▶ [Description of the task] Omit every picture and write out the rest of the records exactly.

Code that draws figures
= = = =
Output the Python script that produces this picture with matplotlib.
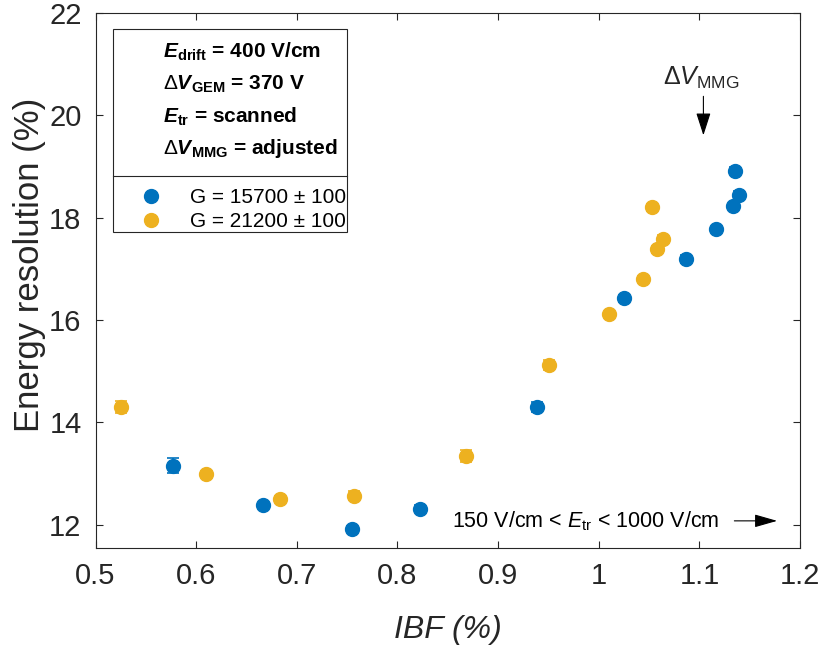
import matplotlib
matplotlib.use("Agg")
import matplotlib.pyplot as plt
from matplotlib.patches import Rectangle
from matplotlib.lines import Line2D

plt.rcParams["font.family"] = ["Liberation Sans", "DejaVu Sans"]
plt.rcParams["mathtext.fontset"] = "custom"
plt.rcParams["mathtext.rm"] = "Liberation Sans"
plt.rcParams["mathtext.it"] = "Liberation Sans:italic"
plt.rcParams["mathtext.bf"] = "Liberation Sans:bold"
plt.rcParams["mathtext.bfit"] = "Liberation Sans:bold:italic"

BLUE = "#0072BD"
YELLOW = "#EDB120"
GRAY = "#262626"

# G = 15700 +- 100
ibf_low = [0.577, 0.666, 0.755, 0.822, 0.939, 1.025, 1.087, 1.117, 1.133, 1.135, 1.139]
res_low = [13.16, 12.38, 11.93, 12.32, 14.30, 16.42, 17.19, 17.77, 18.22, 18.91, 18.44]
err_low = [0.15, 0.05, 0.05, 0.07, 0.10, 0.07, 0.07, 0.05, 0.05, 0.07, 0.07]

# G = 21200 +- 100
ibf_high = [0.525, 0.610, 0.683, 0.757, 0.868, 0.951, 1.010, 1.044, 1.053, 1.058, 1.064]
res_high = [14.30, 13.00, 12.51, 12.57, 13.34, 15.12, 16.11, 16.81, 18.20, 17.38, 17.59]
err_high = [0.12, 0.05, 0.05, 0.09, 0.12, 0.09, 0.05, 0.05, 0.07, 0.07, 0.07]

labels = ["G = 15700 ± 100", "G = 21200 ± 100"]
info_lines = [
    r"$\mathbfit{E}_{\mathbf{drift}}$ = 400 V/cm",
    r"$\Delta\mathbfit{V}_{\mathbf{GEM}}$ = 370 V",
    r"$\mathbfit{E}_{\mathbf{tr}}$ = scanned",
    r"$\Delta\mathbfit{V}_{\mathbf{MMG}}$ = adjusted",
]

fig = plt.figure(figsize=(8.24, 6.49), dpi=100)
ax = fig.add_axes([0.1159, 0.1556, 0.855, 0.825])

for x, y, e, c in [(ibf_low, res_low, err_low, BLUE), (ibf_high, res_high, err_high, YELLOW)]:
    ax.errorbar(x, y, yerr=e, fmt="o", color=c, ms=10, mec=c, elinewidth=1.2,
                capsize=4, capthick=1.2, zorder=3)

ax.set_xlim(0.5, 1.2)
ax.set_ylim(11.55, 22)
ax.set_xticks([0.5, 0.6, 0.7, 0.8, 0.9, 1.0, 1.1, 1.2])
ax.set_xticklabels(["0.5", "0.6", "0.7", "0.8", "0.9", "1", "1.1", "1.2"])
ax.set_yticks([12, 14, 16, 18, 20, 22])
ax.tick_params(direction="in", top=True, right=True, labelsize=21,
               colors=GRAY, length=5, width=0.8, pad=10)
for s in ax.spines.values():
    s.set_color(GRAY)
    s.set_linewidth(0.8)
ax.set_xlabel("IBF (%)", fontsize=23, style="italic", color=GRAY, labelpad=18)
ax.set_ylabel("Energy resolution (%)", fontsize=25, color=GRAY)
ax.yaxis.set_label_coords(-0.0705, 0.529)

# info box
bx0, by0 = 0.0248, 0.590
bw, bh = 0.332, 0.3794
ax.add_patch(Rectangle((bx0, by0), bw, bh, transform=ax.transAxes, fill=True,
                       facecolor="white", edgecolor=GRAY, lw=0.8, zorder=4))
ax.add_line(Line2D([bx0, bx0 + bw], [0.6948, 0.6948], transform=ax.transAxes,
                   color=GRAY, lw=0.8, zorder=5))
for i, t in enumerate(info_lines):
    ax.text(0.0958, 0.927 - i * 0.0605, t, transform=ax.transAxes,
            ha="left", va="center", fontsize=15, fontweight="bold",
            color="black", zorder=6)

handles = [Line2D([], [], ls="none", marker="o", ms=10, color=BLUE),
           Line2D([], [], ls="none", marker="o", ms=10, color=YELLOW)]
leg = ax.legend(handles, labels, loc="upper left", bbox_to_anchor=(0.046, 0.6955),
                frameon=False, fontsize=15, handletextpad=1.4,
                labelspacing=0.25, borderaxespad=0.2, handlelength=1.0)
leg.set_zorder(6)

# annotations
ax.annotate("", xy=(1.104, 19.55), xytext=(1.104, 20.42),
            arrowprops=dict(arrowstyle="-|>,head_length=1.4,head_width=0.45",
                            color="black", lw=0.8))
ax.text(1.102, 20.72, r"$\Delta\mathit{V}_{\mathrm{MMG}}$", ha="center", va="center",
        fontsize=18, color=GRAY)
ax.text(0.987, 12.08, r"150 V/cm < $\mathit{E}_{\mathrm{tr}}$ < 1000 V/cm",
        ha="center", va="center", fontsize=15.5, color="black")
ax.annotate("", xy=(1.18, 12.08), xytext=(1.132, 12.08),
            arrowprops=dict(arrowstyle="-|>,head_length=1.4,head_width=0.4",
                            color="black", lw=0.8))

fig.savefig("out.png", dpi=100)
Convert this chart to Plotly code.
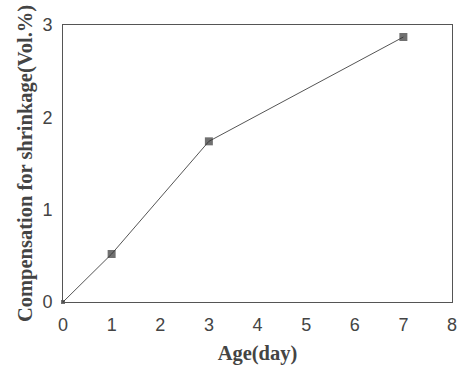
= = = =
▶ [Worked answer]
Output the Python script that produces this picture with matplotlib.
import matplotlib
matplotlib.use("Agg")
import matplotlib.pyplot as plt
from matplotlib.patches import Rectangle
from matplotlib.lines import Line2D

plt.rcParams["font.family"] = ["Liberation Sans", "DejaVu Sans"]
plt.rcParams["mathtext.fontset"] = "custom"
plt.rcParams["mathtext.rm"] = "Liberation Sans"
plt.rcParams["mathtext.it"] = "Liberation Sans:italic"
plt.rcParams["mathtext.bf"] = "Liberation Sans:bold"
plt.rcParams["mathtext.bfit"] = "Liberation Sans:bold:italic"

BLUE = "#0072BD"
YELLOW = "#EDB120"
GRAY = "#262626"

# G = 15700 +- 100
ibf_low = [0.577, 0.666, 0.755, 0.822, 0.939, 1.025, 1.087, 1.117, 1.133, 1.135, 1.139]
res_low = [13.16, 12.38, 11.93, 12.32, 14.30, 16.42, 17.19, 17.77, 18.22, 18.91, 18.44]
err_low = [0.15, 0.05, 0.05, 0.07, 0.10, 0.07, 0.07, 0.05, 0.05, 0.07, 0.07]

# G = 21200 +- 100
ibf_high = [0.525, 0.610, 0.683, 0.757, 0.868, 0.951, 1.010, 1.044, 1.053, 1.058, 1.064]
res_high = [14.30, 13.00, 12.51, 12.57, 13.34, 15.12, 16.11, 16.81, 18.20, 17.38, 17.59]
err_high = [0.12, 0.05, 0.05, 0.09, 0.12, 0.09, 0.05, 0.05, 0.07, 0.07, 0.07]

labels = ["G = 15700 ± 100", "G = 21200 ± 100"]
info_lines = [
    r"$\mathbfit{E}_{\mathbf{drift}}$ = 400 V/cm",
    r"$\Delta\mathbfit{V}_{\mathbf{GEM}}$ = 370 V",
    r"$\mathbfit{E}_{\mathbf{tr}}$ = scanned",
    r"$\Delta\mathbfit{V}_{\mathbf{MMG}}$ = adjusted",
]

fig = plt.figure(figsize=(8.24, 6.49), dpi=100)
ax = fig.add_axes([0.1159, 0.1556, 0.855, 0.825])

for x, y, e, c in [(ibf_low, res_low, err_low, BLUE), (ibf_high, res_high, err_high, YELLOW)]:
    ax.errorbar(x, y, yerr=e, fmt="o", color=c, ms=10, mec=c, elinewidth=1.2,
                capsize=4, capthick=1.2, zorder=3)

ax.set_xlim(0.5, 1.2)
ax.set_ylim(11.55, 22)
ax.set_xticks([0.5, 0.6, 0.7, 0.8, 0.9, 1.0, 1.1, 1.2])
ax.set_xticklabels(["0.5", "0.6", "0.7", "0.8", "0.9", "1", "1.1", "1.2"])
ax.set_yticks([12, 14, 16, 18, 20, 22])
ax.tick_params(direction="in", top=True, right=True, labelsize=21,
               colors=GRAY, length=5, width=0.8, pad=10)
for s in ax.spines.values():
    s.set_color(GRAY)
    s.set_linewidth(0.8)
ax.set_xlabel("IBF (%)", fontsize=23, style="italic", color=GRAY, labelpad=18)
ax.set_ylabel("Energy resolution (%)", fontsize=25, color=GRAY)
ax.yaxis.set_label_coords(-0.0705, 0.529)

# info box
bx0, by0 = 0.0248, 0.590
bw, bh = 0.332, 0.3794
ax.add_patch(Rectangle((bx0, by0), bw, bh, transform=ax.transAxes, fill=True,
                       facecolor="white", edgecolor=GRAY, lw=0.8, zorder=4))
ax.add_line(Line2D([bx0, bx0 + bw], [0.6948, 0.6948], transform=ax.transAxes,
                   color=GRAY, lw=0.8, zorder=5))
for i, t in enumerate(info_lines):
    ax.text(0.0958, 0.927 - i * 0.0605, t, transform=ax.transAxes,
            ha="left", va="center", fontsize=15, fontweight="bold",
            color="black", zorder=6)

handles = [Line2D([], [], ls="none", marker="o", ms=10, color=BLUE),
           Line2D([], [], ls="none", marker="o", ms=10, color=YELLOW)]
leg = ax.legend(handles, labels, loc="upper left", bbox_to_anchor=(0.046, 0.6955),
                frameon=False, fontsize=15, handletextpad=1.4,
                labelspacing=0.25, borderaxespad=0.2, handlelength=1.0)
leg.set_zorder(6)

# annotations
ax.annotate("", xy=(1.104, 19.55), xytext=(1.104, 20.42),
            arrowprops=dict(arrowstyle="-|>,head_length=1.4,head_width=0.45",
                            color="black", lw=0.8))
ax.text(1.102, 20.72, r"$\Delta\mathit{V}_{\mathrm{MMG}}$", ha="center", va="center",
        fontsize=18, color=GRAY)
ax.text(0.987, 12.08, r"150 V/cm < $\mathit{E}_{\mathrm{tr}}$ < 1000 V/cm",
        ha="center", va="center", fontsize=15.5, color="black")
ax.annotate("", xy=(1.18, 12.08), xytext=(1.132, 12.08),
            arrowprops=dict(arrowstyle="-|>,head_length=1.4,head_width=0.4",
                            color="black", lw=0.8))

fig.savefig("out.png", dpi=100)
Convert this chart to Plotly code.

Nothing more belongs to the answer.